Australians are so billed up that the RBA are handcuffed to the fact that a standard quarter-of-a-percent increase could cripple the market.
What’s more, amid this low-rate, low-wage growth environment, the savings rate has been falling.
The Australian household savings ratio — the ratio of income saved to household net disposable income — fell to 2.7% in January this year. In 2014, shortly before the ANZ changed its rate policy, the savings ratio was nearing 10%.
All told, the Aussie economy is in a precarious state. But it’s nonetheless functioning in spite of the low wage growth, the low cash rate and the complete absence of savings.
How long can this hold true?
In my view, it’s merely setting the stage for a spectacular meltdown.
What may bring Australia’s debt problems to a head may ultimately have nothing to do with the RBA…and everything to do with the Aussie banks…
Most major banks around the world care about one thing: expanding their balance sheets. They like making money. And in order to do that, they must lend money. So they whip up some zeroes on a computer and lend them out to ever-riskier borrowers, charging interest on top.
In days gone by, banks would lend out money based on deposits held. But banks can’t grow as quickly as they want using deposits alone, especially when the savings rate is shrinking.
In order to meet loan demand, banks will often seek offshore funding from institutional lenders overseas. This is a normal part of the banking industry. And banks, too, must pay back those loans with interest.
During the good times, this isn’t a problem. You just roll the debt over.
In the bad times, well, you’ve got a real problem on your hands. And all you need is one catalyst to make the whole system implode.
Savings are low. And wage growth is hindering people’s ability to increase how much they save.
But banks need to lend money to make money, not least because they owe around $750 billion in offshore debt.

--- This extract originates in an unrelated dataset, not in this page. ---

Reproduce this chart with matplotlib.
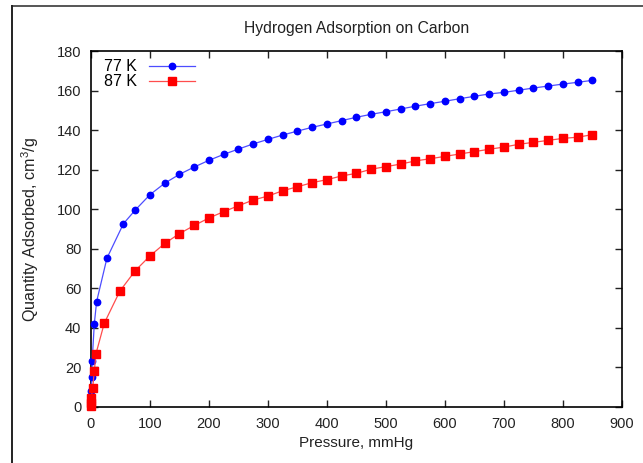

Unfortunately, this debt is at the mercy of rising global interest rates.
How central banks could crash the Aussie property market
Major central banks around the world are increasing interest rates.
The Bank of England began raising rates last year. The Bank of Canada has raised rates four times in the past eight months. And the Federal Reserve Bank has jacked up the base rate six times in the past two-and-a-half years. The Fed now has the cash rate sitting at 1.50% (at parity with Australia), with a potential move to 2.25–3% by 2020.
All of these rate increases by central banks will increase the amount of interest Aussie banks have to pay back.
The banks’ loan costs are going up because their offshore debt is costing more as global interest rates go up while Aussie wages remain stagnant.
Regardless of what the RBA does, Aussie banks must meet their debt obligations, especially as those costs are rising.
To stay in the black, Aussie banks will pass on those costs to you and me.
In spite of assurances from the RBA and the Australian Prudential Regulation Authority that we have plenty in the kitty to survive as rates head higher locally, the low rate of consumption and falling savings rate suggests that Aussie households are under much more pressure than official data would have us believe.
Which makes the loud calls for the RBA to raise rates downright irresponsible.
The RBA barely affects house prices anymore. And the big banks now move their rates independent of the RBA.
What happens to the Aussie property market — and indeed the wider economy — from here all rests on decisions made by international central banks.